第六章 开放头脑的进化
The Evolution Of Open Minds
人类不只是聪明的畜生,在危险世界里小心环顾四周的足智多谋的主体,他们也不只是为他们无须理解的共同利益而无意识的拥挤在一起的兽群。我们的社会性是一种多层次现象,充满了涉及相互认识(的认识的认识的…… )的反射现象,并因而为诸如此类的人类特有活动提供了丰富机会:做出承诺和毁弃承诺,尊崇和诽谤,惩罚和崇敬,欺骗和自欺。正是这一环境复杂性驱动着我们的控制系统、我们的心智,到达它们自己的多层次复杂性,从而使我们能够有效地应付周围的世界—— 如果我们是正常的。
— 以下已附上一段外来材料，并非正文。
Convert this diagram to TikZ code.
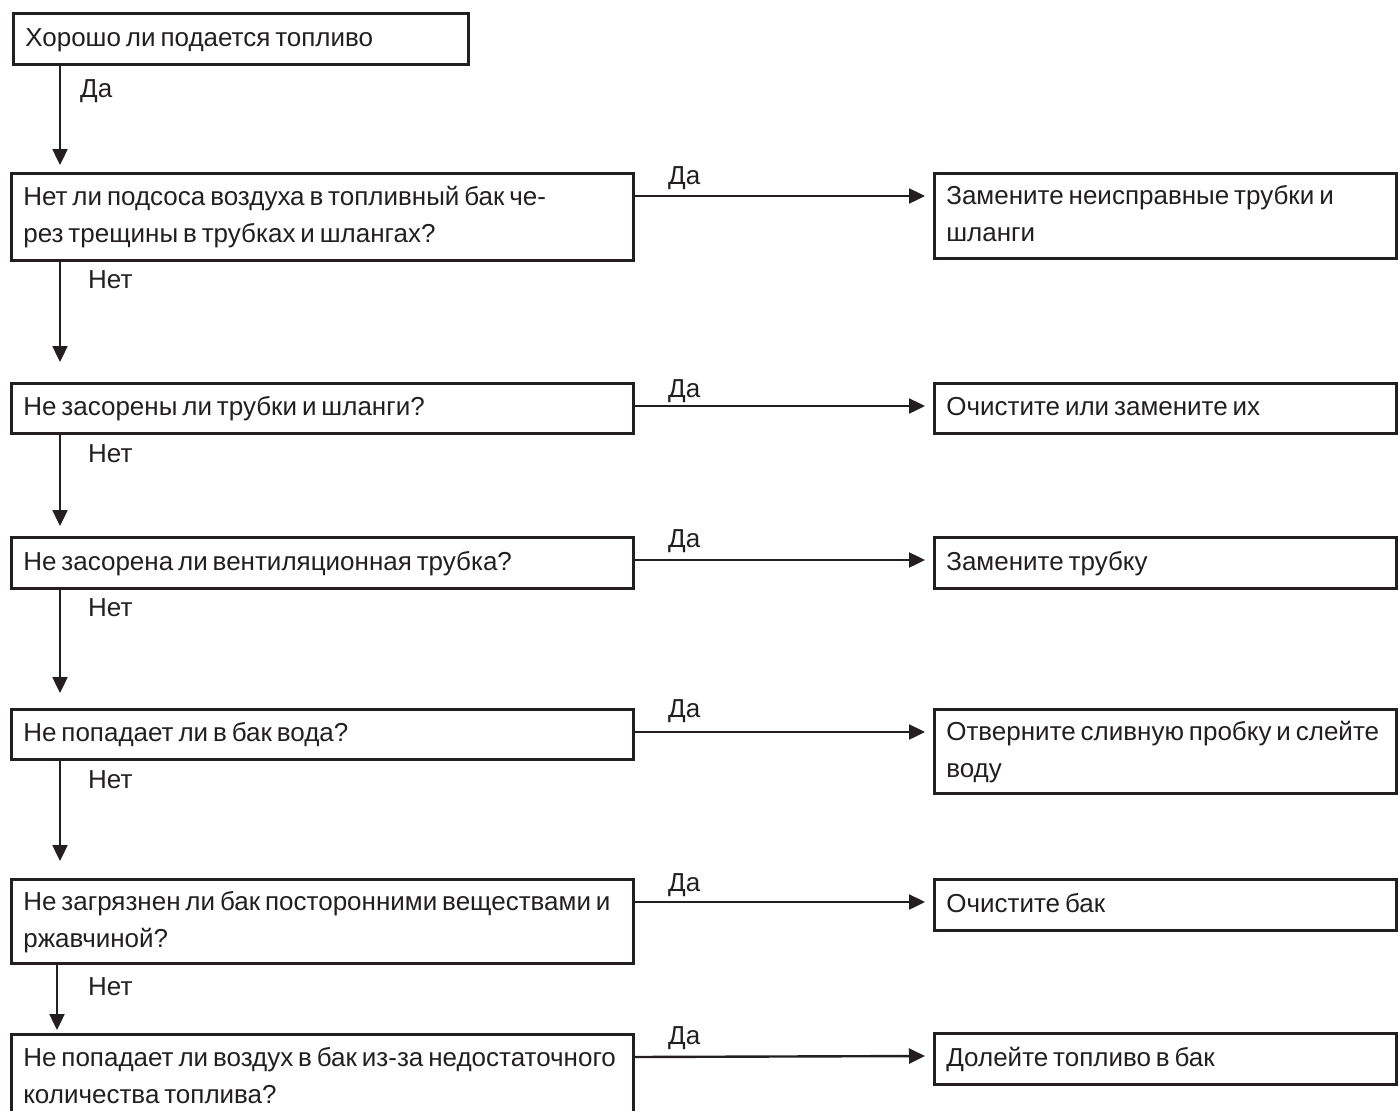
\documentclass[tikz,border=0pt]{standalone}
\usepackage{fontspec}
\setmainfont{Liberation Sans}
\usetikzlibrary{arrows.meta}
\definecolor{ink}{HTML}{231F20}
\begin{document}
\begin{tikzpicture}[x=1pt,y=-1pt,
  box/.style={draw=ink, line width=2.6pt, anchor=north west, inner xsep=11pt, inner ysep=0pt,
    align=left, text=ink, font=\fontsize{26}{37}\selectfont,
    execute at begin node={\spaceskip=4.9pt plus 1pt minus 1pt\strut}, execute at end node=\strut},
  lbox/.style={box, minimum width=622pt, text width=598pt},
  rbox/.style={box, minimum width=462pt, text width=438pt},
  arr/.style={draw=ink, line width=2.4pt, -{Triangle[length=16pt,width=15pt]}},
  lab/.style={anchor=base west, inner sep=0pt, text=ink, font=\fontsize{26}{30}\selectfont}]
\useasboundingbox (0,0) rectangle (1398,1111);
\clip (0,0) rectangle (1398,1111);

% question boxes
\node[box, minimum width=455pt, text width=431pt, minimum height=51pt] (q1) at (12,12) {\mbox{Хорошо ли подается топливо}};
\node[lbox, minimum height=87pt] (q2) at (10,172) {\mbox{Нет ли подсоса воздуха в топливный бак че-}\\\mbox{рез трещины в трубках и шлангах?}};
\node[lbox, minimum height=50pt] (q3) at (10,382) {\mbox{Не засорены ли трубки и шланги?}};
\node[lbox, minimum height=51pt] (q4) at (10,536) {\mbox{Не засорена ли вентиляционная трубка?}};
\node[lbox, minimum height=50pt] (q5) at (10,708) {\mbox{Не попадает ли в бак вода?}};
\node[lbox, minimum height=84pt] (q6) at (10,878) {\mbox{Не загрязнен ли бак посторонними веществами и}\\\mbox{ржавчиной?}};
\node[lbox, minimum height=86pt] (q7) at (10,1033) {\mbox{Не попадает ли воздух в бак из-за недостаточного}\\\mbox{количества топлива?}};

% answer boxes
\node[rbox, minimum height=85pt] (a2) at (933,172) {\mbox{Замените неисправные трубки и}\\\mbox{шланги}};
\node[rbox, minimum height=50pt] (a3) at (933,382) {\mbox{Очистите или замените их}};
\node[rbox, minimum height=51pt] (a4) at (933,536) {\mbox{Замените трубку}};
\node[rbox, minimum height=84pt] (a5) at (933,708) {\mbox{Отверните сливную пробку и слейте}\\\mbox{воду}};
\node[rbox, minimum height=51pt] (a6) at (933,878) {\mbox{Очистите бак}};
\node[rbox, minimum height=51pt] (a7) at (933,1032) {\mbox{Долейте топливо в бак}};

% vertical connectors
\draw[arr] ([xshift=48pt]q1.south west) -- ([xshift=50pt,yshift=7pt]q2.north west);
\draw[arr] ([xshift=50pt]q2.south west) -- ([xshift=50pt,yshift=20pt]q3.north west);
\draw[arr] ([xshift=50pt]q3.south west) -- ([xshift=50pt,yshift=10pt]q4.north west);
\draw[arr] ([xshift=50pt]q4.south west) -- ([xshift=50pt,yshift=15pt]q5.north west);
\draw[arr] ([xshift=50pt]q5.south west) -- ([xshift=50pt,yshift=17pt]q6.north west);
\draw[arr] ([xshift=47pt]q6.south west) -- ([xshift=47pt,yshift=3pt]q7.north west);

% horizontal connectors
\draw[arr] ([yshift=-24pt]q2.north east) -- ([xshift=-8pt,yshift=-24pt]a2.north west);
\draw[arr] ([yshift=-24pt]q3.north east) -- ([xshift=-8pt,yshift=-24pt]a3.north west);
\draw[arr] ([yshift=-24pt]q4.north east) -- ([xshift=-8pt,yshift=-24pt]a4.north west);
\draw[arr] ([yshift=-24pt]q5.north east) -- ([xshift=-8pt,yshift=-24pt]a5.north west);
\draw[arr] ([yshift=-24pt]q6.north east) -- ([xshift=-8pt,yshift=-24pt]a6.north west);
\draw[arr] ([yshift=-24pt]q7.north east) -- ([xshift=-8pt,yshift=-24pt]a7.north west);

% labels
\node[lab] (d1) at (80,97) {Да};
\node[lab] (n2) at (88,288) {Нет};
\node[lab] (n3) at (88,462) {Нет};
\node[lab] (n4) at (88,616) {Нет};
\node[lab] (n5) at (88,788) {Нет};
\node[lab] (n6) at (88,995) {Нет};
\node[lab] (d2) at (668,184) {Да};
\node[lab] (d3) at (668,397) {Да};
\node[lab] (d4) at (668,547) {Да};
\node[lab] (d5) at (668,717) {Да};
\node[lab] (d6) at (668,891) {Да};
\node[lab] (d7) at (668,1044) {Да};
\end{tikzpicture}
\end{document}
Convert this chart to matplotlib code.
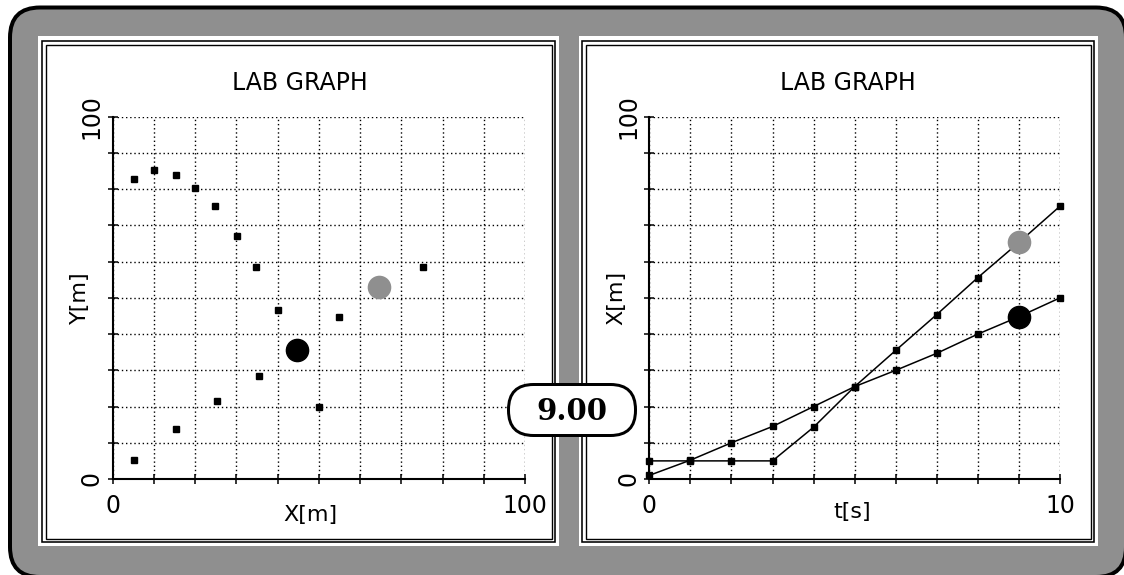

有一些不幸的人,因为这样那样的理由做不到,而他们必须以一种降低了的身份生活在我们中间,充其量就像宠物,被照顾和尊重,若有必要还要被束缚,被爱并以他们自己的有限方式爱他人,但不是人类社会化世界的完全主体,而且当然也缺乏具有道德重要性的自由意志。他们与我们其他人之间有疑问的边界,以及当个体被考虑升级或降级时出现的极端困难问题,将是后面一章的主题,但为了打下基础,我们需要进一步考虑这些人类社会独有的复杂性和精神是如何进化而来的。
文化共生如何将灵长类转变为人
一只蜘蛛实施的操作与一位织工的相似,一只蜜蜂建造的蜂巢让许多建筑师蒙羞。但最蹩脚的建筑师与最高明的蜜蜂之间的区别是——建筑师在将其结构变成现实之前,已在想象中将其竖起。
——卡尔·马克思(Karl Marx ),《资本论》
文化让事情变得更容易——或至少成为可能。它所带来的改变中的一些,看来比其它更近乎于(进化上)不可阻挡的。——约翰·梅纳德·史密斯,“文化与遗传改变的模型”
在那些产了卵就离开,从不与后代共享环境的物种里,基因几乎是垂直传袭或继承的唯一途径。几乎,但不是完全,正如我们可以从一个简单例子中看出的:假设一个蝴蝶物种通常在一种特定植物的叶子上产卵,并考虑当一个雌性碰巧将她的卵产在其他某种叶子上时会出现什么情况。很可能,对这一产卵习惯负(最大)责任的那个基因,是通过让后代“铭刻”她们在孵化时首先观察到的无论哪种叶子而起作用的。这只反常蝴蝶的后代将重复她的“错误”,本能地将她们的卵产在与她们出生时所在叶子相似的叶子上。如果她的错误恰好是一个可喜的意外,她的世系可能会兴旺而同时其他的衰亡了:新的叶子偏好将是一种完全没有遗传改变的适应。
这个例子凸显了涉及遗传配方中所采用的引用类型的指示(deixis )或“指针”元素。蝴蝶后代的基因相当于在说:把你的卵产在看上去像这个(同时一根小指盲目地伸出去,落在有机体去“看”手指指向何处时所在的无论什么目标上)的某种东西上。一旦理解了该原理,你就能看到它到处都在被运用,尤其是在各种依赖于“细胞记忆”的发育过程中。蝴蝶在树叶上不仅存放了DNA ,她还存放了卵,而这些卵细胞包含了遵循DNA 配方所需的全部读取机制和初始原材料。
这一读取机制也包含了造就后代表现型所需要的重大信息,而它并未被编码在基因里;基因仅仅“指向”那些材料并相当于告诉读取机制:用这个和那个去制造并折叠下一个蛋白质(当然,基因确实编码信息以指导下一代的读取机制的建造,并将下一代的这整套工具和原材料存储在一起,但如我们刚刚看到的,其他来源也可以影响这一规格说明。)。如果我们设法变更基因读取机制紧邻环境中的这些元素,我们可以在输出中造成一个改变(就像后代改变了叶子选择习惯),而且如果那恰好——就像上述习惯——保证了同样的更改会倾向于在下一代的基因读取环境中重现,那我们就在没有任何基因型(那个配方)突变的条件下制造了一个表现型突变(phenotypic mutation ,发生在成品——即直接面对自然选择的那个载体——中的突变)。